• _Entries with chart source code_:
<<<<
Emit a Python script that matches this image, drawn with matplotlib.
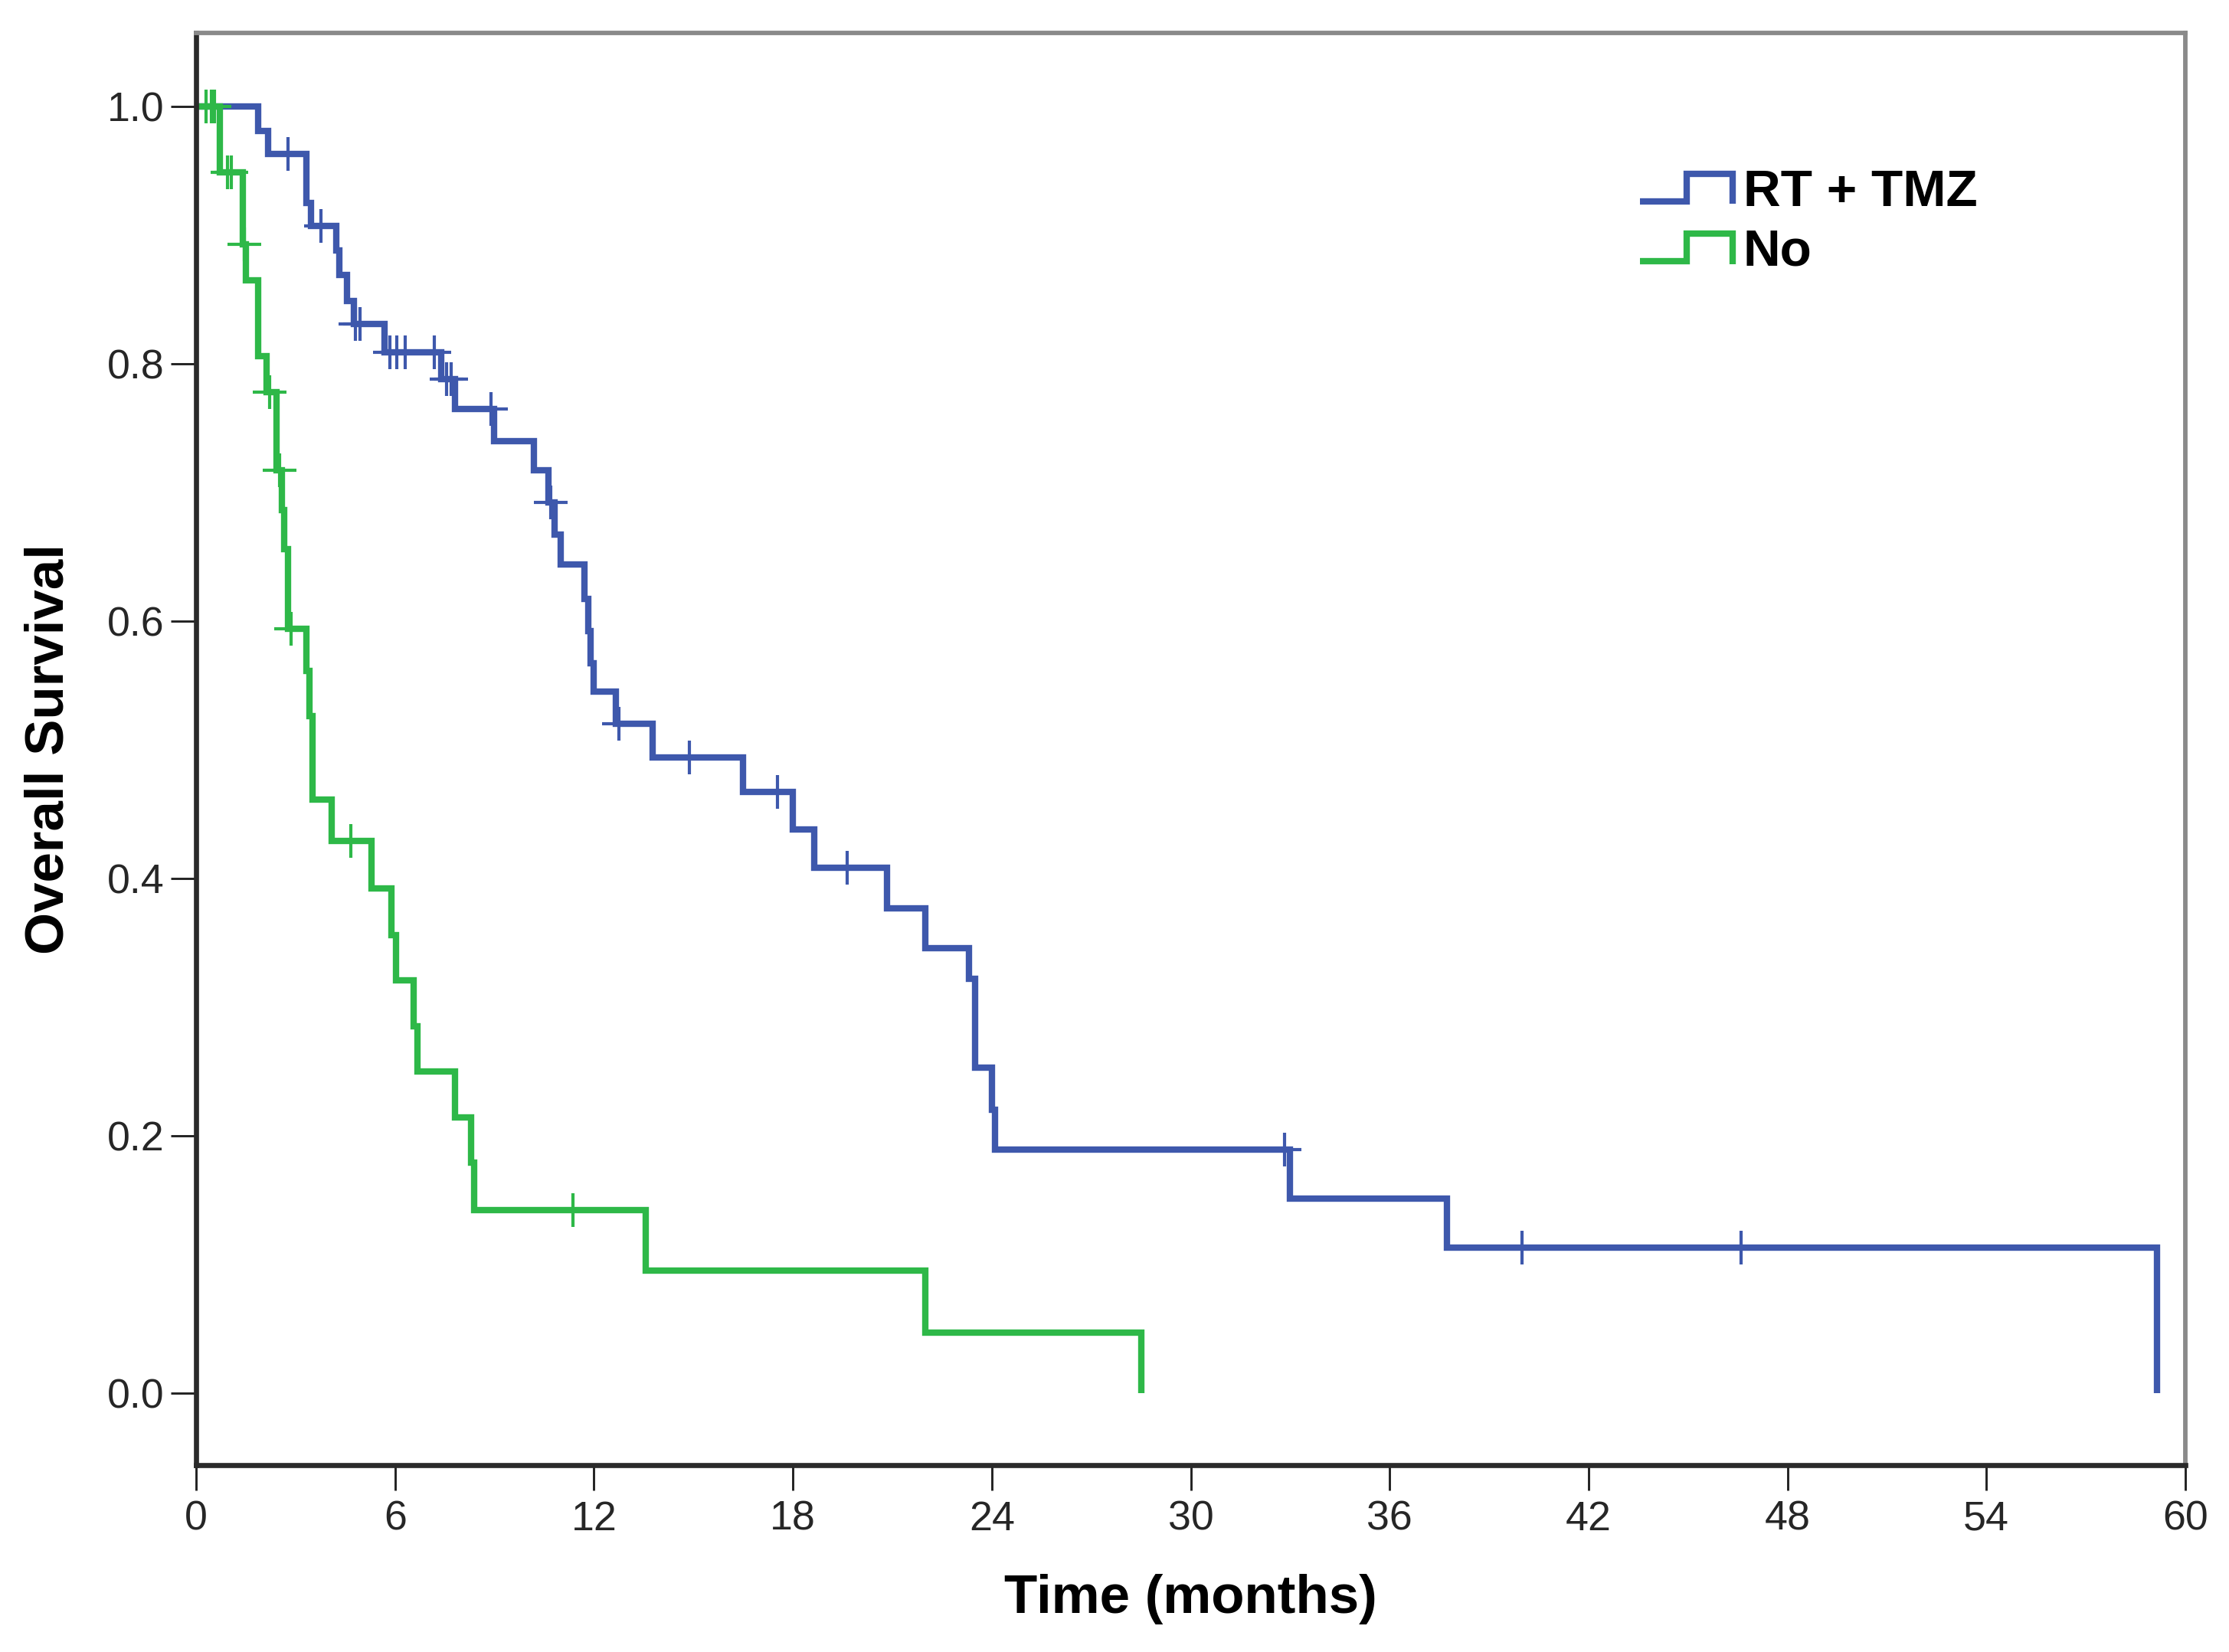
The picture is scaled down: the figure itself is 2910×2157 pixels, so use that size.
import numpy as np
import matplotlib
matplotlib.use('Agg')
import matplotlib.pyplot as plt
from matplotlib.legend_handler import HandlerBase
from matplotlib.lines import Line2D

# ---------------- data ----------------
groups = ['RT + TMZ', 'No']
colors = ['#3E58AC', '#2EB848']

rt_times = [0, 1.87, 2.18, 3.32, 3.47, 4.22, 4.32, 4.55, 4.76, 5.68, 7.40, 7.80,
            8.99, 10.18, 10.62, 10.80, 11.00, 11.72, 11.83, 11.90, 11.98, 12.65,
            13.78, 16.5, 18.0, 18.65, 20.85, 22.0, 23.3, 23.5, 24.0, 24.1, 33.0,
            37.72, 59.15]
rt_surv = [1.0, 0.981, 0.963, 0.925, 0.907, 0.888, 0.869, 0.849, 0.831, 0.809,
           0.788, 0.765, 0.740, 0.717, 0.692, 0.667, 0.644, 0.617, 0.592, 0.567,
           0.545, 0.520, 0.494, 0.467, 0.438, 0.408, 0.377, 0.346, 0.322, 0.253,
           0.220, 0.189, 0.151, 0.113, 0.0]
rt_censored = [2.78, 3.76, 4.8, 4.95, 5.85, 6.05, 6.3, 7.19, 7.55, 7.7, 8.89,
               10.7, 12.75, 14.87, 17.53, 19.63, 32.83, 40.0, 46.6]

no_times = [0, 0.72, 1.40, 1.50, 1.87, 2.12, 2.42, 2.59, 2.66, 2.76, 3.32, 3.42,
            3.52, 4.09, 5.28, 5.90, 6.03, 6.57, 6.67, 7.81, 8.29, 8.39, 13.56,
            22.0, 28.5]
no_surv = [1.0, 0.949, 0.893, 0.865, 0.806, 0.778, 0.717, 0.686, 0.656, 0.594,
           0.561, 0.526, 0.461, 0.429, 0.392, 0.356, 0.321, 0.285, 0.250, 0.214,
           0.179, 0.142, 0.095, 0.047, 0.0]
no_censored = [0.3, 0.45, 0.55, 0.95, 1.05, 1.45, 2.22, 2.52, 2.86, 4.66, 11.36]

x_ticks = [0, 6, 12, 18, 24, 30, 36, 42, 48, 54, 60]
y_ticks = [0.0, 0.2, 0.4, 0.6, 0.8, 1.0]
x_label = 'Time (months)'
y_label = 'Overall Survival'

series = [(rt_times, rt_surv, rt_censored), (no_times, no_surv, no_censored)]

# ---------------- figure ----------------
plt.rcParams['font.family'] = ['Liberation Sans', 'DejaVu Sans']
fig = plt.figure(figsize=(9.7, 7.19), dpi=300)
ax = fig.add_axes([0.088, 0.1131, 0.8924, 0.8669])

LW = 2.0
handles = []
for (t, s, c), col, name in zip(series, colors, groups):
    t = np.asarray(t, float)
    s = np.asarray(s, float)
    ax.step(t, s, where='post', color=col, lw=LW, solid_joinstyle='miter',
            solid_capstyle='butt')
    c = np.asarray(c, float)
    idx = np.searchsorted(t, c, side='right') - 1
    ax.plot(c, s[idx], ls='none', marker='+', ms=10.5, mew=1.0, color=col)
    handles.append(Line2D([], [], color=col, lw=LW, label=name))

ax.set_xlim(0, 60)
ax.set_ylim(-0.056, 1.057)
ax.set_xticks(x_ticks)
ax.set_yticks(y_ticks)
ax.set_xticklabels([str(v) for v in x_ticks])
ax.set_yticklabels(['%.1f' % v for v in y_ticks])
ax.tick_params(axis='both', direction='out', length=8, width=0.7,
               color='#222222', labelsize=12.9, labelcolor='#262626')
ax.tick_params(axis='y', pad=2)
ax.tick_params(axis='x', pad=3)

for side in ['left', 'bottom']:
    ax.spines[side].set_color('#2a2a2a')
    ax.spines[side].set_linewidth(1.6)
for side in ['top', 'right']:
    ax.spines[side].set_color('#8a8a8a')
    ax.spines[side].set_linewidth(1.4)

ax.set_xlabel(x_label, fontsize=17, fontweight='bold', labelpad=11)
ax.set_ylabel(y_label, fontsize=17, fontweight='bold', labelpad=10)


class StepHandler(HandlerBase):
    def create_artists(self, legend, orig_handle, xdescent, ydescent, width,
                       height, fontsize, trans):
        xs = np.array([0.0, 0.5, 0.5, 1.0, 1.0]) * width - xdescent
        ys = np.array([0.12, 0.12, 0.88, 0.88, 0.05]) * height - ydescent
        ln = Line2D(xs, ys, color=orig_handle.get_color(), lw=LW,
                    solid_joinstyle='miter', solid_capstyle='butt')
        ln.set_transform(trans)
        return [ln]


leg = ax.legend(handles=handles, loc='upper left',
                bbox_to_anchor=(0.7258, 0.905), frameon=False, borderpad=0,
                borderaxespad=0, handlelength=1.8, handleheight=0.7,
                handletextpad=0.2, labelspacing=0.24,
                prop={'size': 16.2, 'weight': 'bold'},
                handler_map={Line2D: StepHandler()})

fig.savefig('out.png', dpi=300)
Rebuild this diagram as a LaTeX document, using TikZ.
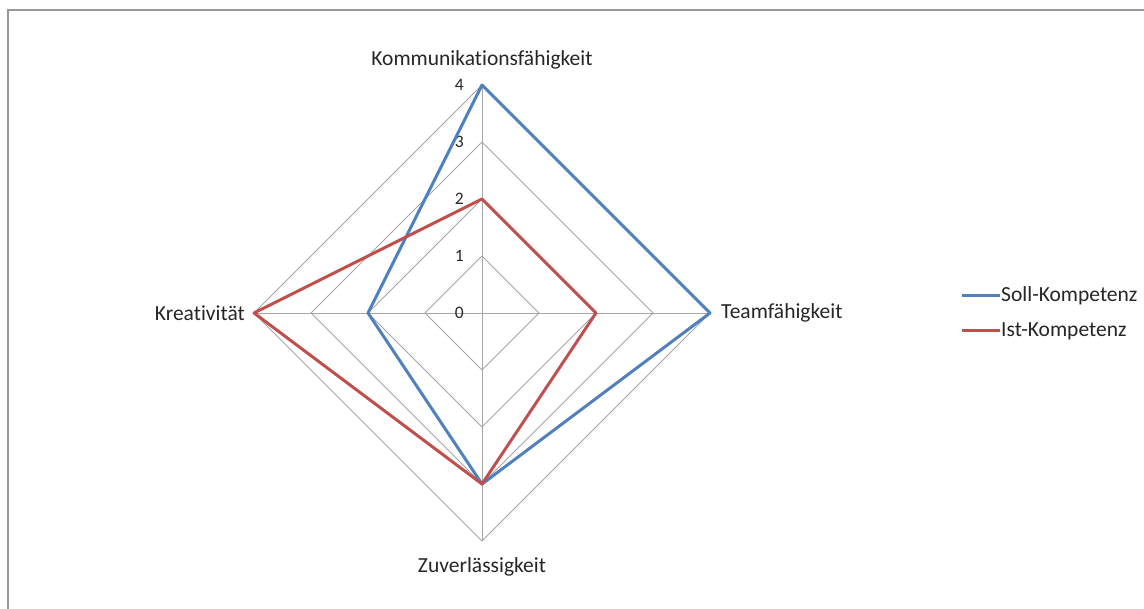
>>>>
• _Task requirements_: Write out exactly the opening lines of the data, stopping after the line that holds "colors = ['#3E58AC', '#2EB848']". Exclude pictures.

• _Solution for this task_:
Emit a Python script that matches this image, drawn with matplotlib.
The picture is scaled down: the figure itself is 2910×2157 pixels, so use that size.
import numpy as np
import matplotlib
matplotlib.use('Agg')
import matplotlib.pyplot as plt
from matplotlib.legend_handler import HandlerBase
from matplotlib.lines import Line2D

# ---------------- data ----------------
groups = ['RT + TMZ', 'No']
colors = ['#3E58AC', '#2EB848']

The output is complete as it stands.